Asking yourself, "How does a mobile phone work?" You don't really need to know how it all works to use one, of course, but if you're curious, keep reading. They're similar to two-way radios, so if you're familiar with those, you may feel right at home understanding the workings of a cell phone. However, instead of only working on one or even thirty-five channels, a cell phone can work on well over 1,000, which is why so many people can talk on cell phones simultaneously without a problem.
So How Does a Mobile Phone Work
Whether you're on a GSM or CDMA system, here is the basic sequence of events:
- You talk into your cell phone.
- Your voice is turned into radio waves.
- Those radio waves reach a local base station, then they are sent to the base station close to the recipient of the call. Base stations are allotted for the small regions in a cell phone company's coverage map. These areas are called "cells."
- The base station transmits the call to the recipient's phone. Base stations are made up of transmission dishes, antennae, and an electrical cable that connects to the cabin that holds the equipment. The dishes transmit microwave rays far above the ground, connecting one base station to the next.
- Those radio waves are converted back into "voice" and you and the recipient can have your conversation.
So how does the signal know which phone to go to? There's a microchip, called a SIM card (Subscriber Identification Module) in the back underneath the battery. It holds all of the phone's information and when a signal is sent out for that particular card or user, the SIM picks it up. This is for a GSM network. CDMA networks operate similarly.
It doesn't even matter if you're on the move because your phone can communicate with more than one base station as you drive. They overlap, allowing you to continue your call without a drop in signal as long as you're within the cell phone company's coverage area. While you talk, the base stations automatically adjust to use the smallest amount of power possible. Because of this, frequencies can be reused by base stations that are not side-by-side.
Cell phones get their power from rechargeable batteries. They're often lithium ion batteries, but there is a shift toward lithium-polymer batteries thanks to their negligible weight and ability to come in different shapes to accommodate the different phone styles. The batteries can be small and lightweight because cell phones don't need a lot of power to run.

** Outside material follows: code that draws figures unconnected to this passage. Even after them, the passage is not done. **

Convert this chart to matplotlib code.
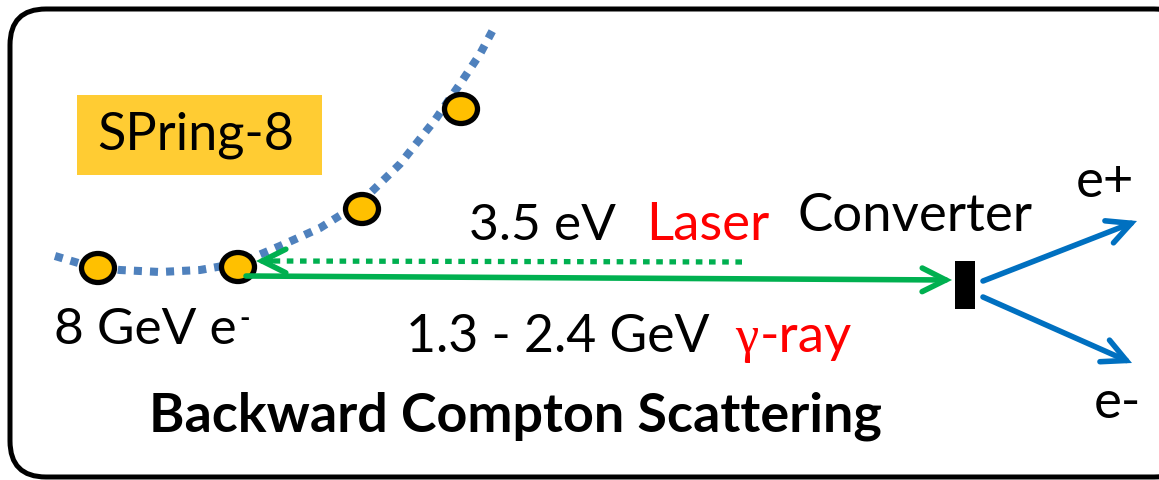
import matplotlib
matplotlib.use("Agg")
import matplotlib.pyplot as plt
from matplotlib.patches import FancyBboxPatch, Rectangle, Ellipse, FancyArrowPatch

W, H = 1159, 481

# electron orbit
orbit_x = [55, 85, 120, 160, 200, 240, 280, 320, 360, 400, 435, 462, 480, 495]
orbit_y = [257, 266, 271, 273, 271, 264, 247, 229, 204, 165, 121, 82, 55, 27]
bunch_x = [98, 238, 362, 461]
bunch_y = [269, 268, 210, 110]

labels = [
    (97, 150, "SPring-8", "black", 37.6, "normal"),
    (469, 240, "3.5 eV", "black", 37, "normal"),
    (646, 240, "Laser", "#ff0000", 38, "normal"),
    (798, 231, "Converter", "black", 38, "normal"),
    (1076, 197, "e+", "black", 38, "normal"),
    (54, 344, "8 GeV e", "black", 37, "normal"),
    (406, 352, "1.3 - 2.4 GeV", "black", 37.3, "normal"),
    (760, 352, "-ray", "#ff0000", 38, "normal"),
    (1094, 418, "e-", "black", 38, "normal"),
    (149, 432, "Backward Compton Scattering", "black", 38.8, "bold"),
]

fig = plt.figure(figsize=(W / 100, H / 100), dpi=100)
ax = fig.add_axes([0, 0, 1, 1])
ax.set_xlim(0, W)
ax.set_ylim(H, 0)
ax.axis("off")
plt.rcParams["font.family"] = ["Lato", "DejaVu Sans"]

# frame
ax.add_patch(FancyBboxPatch((10, 10), 1180, 468, boxstyle="round,pad=0,rounding_size=36",
                            fc="white", ec="black", lw=3.6))

# label box
ax.add_patch(Rectangle((77, 96), 245, 80, fc="#ffcc33", ec="none"))

# orbit
ax.plot(orbit_x, orbit_y, color="#4f81bd", lw=5.8, dashes=(1, 1), dash_capstyle="butt", zorder=2)
for x, y in zip(bunch_x, bunch_y):
    ax.add_patch(Ellipse((x, y), 33, 29, fc="#ffc000", ec="black", lw=3.8, zorder=3))


def arrow(start, end, color, length=17, width=8.5):
    ax.add_patch(FancyArrowPatch(start, end, arrowstyle=f"->,head_length={length},head_width={width}",
                                 color=color, lw=4, shrinkA=0, shrinkB=0, capstyle="round",
                                 joinstyle="miter", zorder=4))


# laser, gamma and pair arrows
ax.plot([742, 272], [263, 262], color="#00b050", lw=3.8, dashes=(1.25, 1.25), dash_capstyle="butt", zorder=4)
arrow((272, 262), (256, 262), "#00b050")
arrow((246, 277), (952, 281), "#00b050")
ax.add_patch(Rectangle((955, 262), 20, 48, fc="black", ec="none", zorder=4))
arrow((983, 282), (1137, 222), "#0070c0")
arrow((983, 298), (1132, 364), "#0070c0")

for x, y, s, c, size, weight in labels:
    ax.text(x, y, s, color=c, fontsize=size, fontweight=weight, va="baseline", ha="left", zorder=5)
ax.text(735, 352, "γ", color="#ff0000", fontsize=38, family=["Liberation Serif"], zorder=5)
ax.text(239, 327, "-", color="black", fontsize=20, fontweight="bold", zorder=5)

fig.savefig("out.png", dpi=100)
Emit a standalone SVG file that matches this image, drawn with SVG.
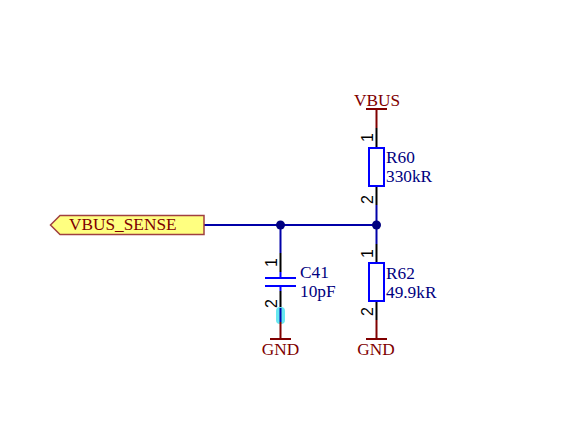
<svg xmlns="http://www.w3.org/2000/svg" width="566" height="447" viewBox="0 0 566 447">
<style>
text{font-family:"Liberation Serif","Times New Roman",serif;font-size:17.300px}
.pw{fill:#800000}
.des{fill:#000080}
.pin{font-size:16px;font-family:"Liberation Sans",Arial,sans-serif;fill:#000}
line{fill:none;stroke-width:2}
.w{stroke:#0000a8}
.k{stroke:#000}
.r{stroke:#800000}
.b{stroke:#0000ff}
.body{fill:none;stroke:#0000ff;stroke-width:2}
</style>
<rect width="566" height="447" fill="#fff"/>
<g id="connectors">
<line class="w" x1="204" y1="225" x2="376" y2="225"/>
<line class="w" x1="376.500" y1="205" x2="376.500" y2="244"/>
<line class="w" x1="280.500" y1="225" x2="280.500" y2="253"/>
<circle cx="280.500" cy="225" r="4.500" fill="#000080"/>
<circle cx="376.500" cy="225" r="4.500" fill="#000080"/>
</g>
<g id="VBUS">
<line class="r" x1="376.500" y1="109" x2="376.500" y2="128"/>
<line class="r" x1="366" y1="109" x2="387" y2="109"/>
<text class="pw" x="377" y="106" text-anchor="middle">VBUS</text>
</g>
<g id="R60">
<line class="k" x1="376.500" y1="128" x2="376.500" y2="147"/>
<line class="k" x1="376.500" y1="186" x2="376.500" y2="205"/>
<rect class="body" x="369" y="148" width="15" height="38"/>
<text class="pin" transform="translate(373 142) rotate(-90)">1</text>
<text class="pin" transform="translate(373 204) rotate(-90)">2</text>
<text class="des" x="386" y="163">R60</text>
<text class="des" x="386" y="182">330kR</text>
</g>
<g id="R62">
<line class="k" x1="376.500" y1="244" x2="376.500" y2="263"/>
<line class="k" x1="376.500" y1="301" x2="376.500" y2="320"/>
<rect class="body" x="369" y="263" width="15" height="38"/>
<text class="pin" transform="translate(373 258) rotate(-90)">1</text>
<text class="pin" transform="translate(373 316) rotate(-90)">2</text>
<text class="des" x="386" y="279">R62</text>
<text class="des" x="386" y="298">49.9kR</text>
</g>
<g id="C41">
<line class="k" x1="280.500" y1="253" x2="280.500" y2="272"/>
<line class="b" x1="280.500" y1="272" x2="280.500" y2="278"/>
<line class="b" x1="265" y1="278" x2="296" y2="278"/>
<line class="b" x1="265" y1="286" x2="296" y2="286"/>
<line class="b" x1="280.500" y1="286" x2="280.500" y2="291"/>
<line class="k" x1="280.500" y1="291" x2="280.500" y2="310"/>
<text class="pin" transform="translate(277 267) rotate(-90)">1</text>
<text class="pin" transform="translate(277 308) rotate(-90)">2</text>
<text class="des" x="300" y="278">C41</text>
<text class="des" x="300" y="297">10pF</text>
</g>
<g id="GND_C41">
<rect x="276" y="307" width="9" height="17" rx="4" fill="#66e8f0"/>
<line class="w" x1="280.500" y1="308" x2="280.500" y2="322"/>
<line class="r" x1="280.500" y1="322" x2="280.500" y2="339"/>
<line class="r" x1="270" y1="339" x2="291" y2="339"/>
<text class="pw" x="280.500" y="355" text-anchor="middle">GND</text>
</g>
<g id="GND_R62">
<line class="r" x1="376.500" y1="320" x2="376.500" y2="339"/>
<line class="r" x1="366" y1="339" x2="387" y2="339"/>
<text class="pw" x="376" y="355" text-anchor="middle">GND</text>
</g>
<g id="VBUS_SENSE">
<path d="M50.500 225L60 215.500H204V234.500H60Z" fill="#ffff80" stroke="#a04040" stroke-width="1.500"/>
<text class="pw" x="69" y="230">VBUS_SENSE</text>
</g>
</svg>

When You Turn on the Phone
Right when you turn your cell phone on, it starts working. If you get a "No Service" message, chances are you're out of range of your carrier.
In addition, the phone will send out an MTSO, which is a code that allows the cell phone network to know which cell you're in when someone tries to call you. Your phone is tracked while it's on and updated in a database.
When Someone Calls
Once the MTSO determines where you are, it has to decide how to connect you to the person who is calling you. It chooses the best frequency for the call to take place. If you are traveling as you talk, the MTSO sets up a "hand-off" to a new cell, working with two base stations to establish your new spot on the map. If, while you're driving, you end up in another cell phone carrier's cell, you won't necessarily drop the call (though in some cases, you can set your phone to drop the call rather than go into roaming mode). You could be charged outrageous fees for this, so be aware. Study the map you get when you purchase your phone to know where you can and cannot talk on your cell phone company's towers.
A Final Word
Asking, "How does a mobile phone work?" could get you anything from shrugs to a launch into unfamiliar territory with much more intricate details than you wanted. However, the overall process is relatively simple. It's all about coding (in your phone and that of the cell phone service provider), base stations with transmitting dishes, and the ability for those systems to track which cell each phone is in while it's on.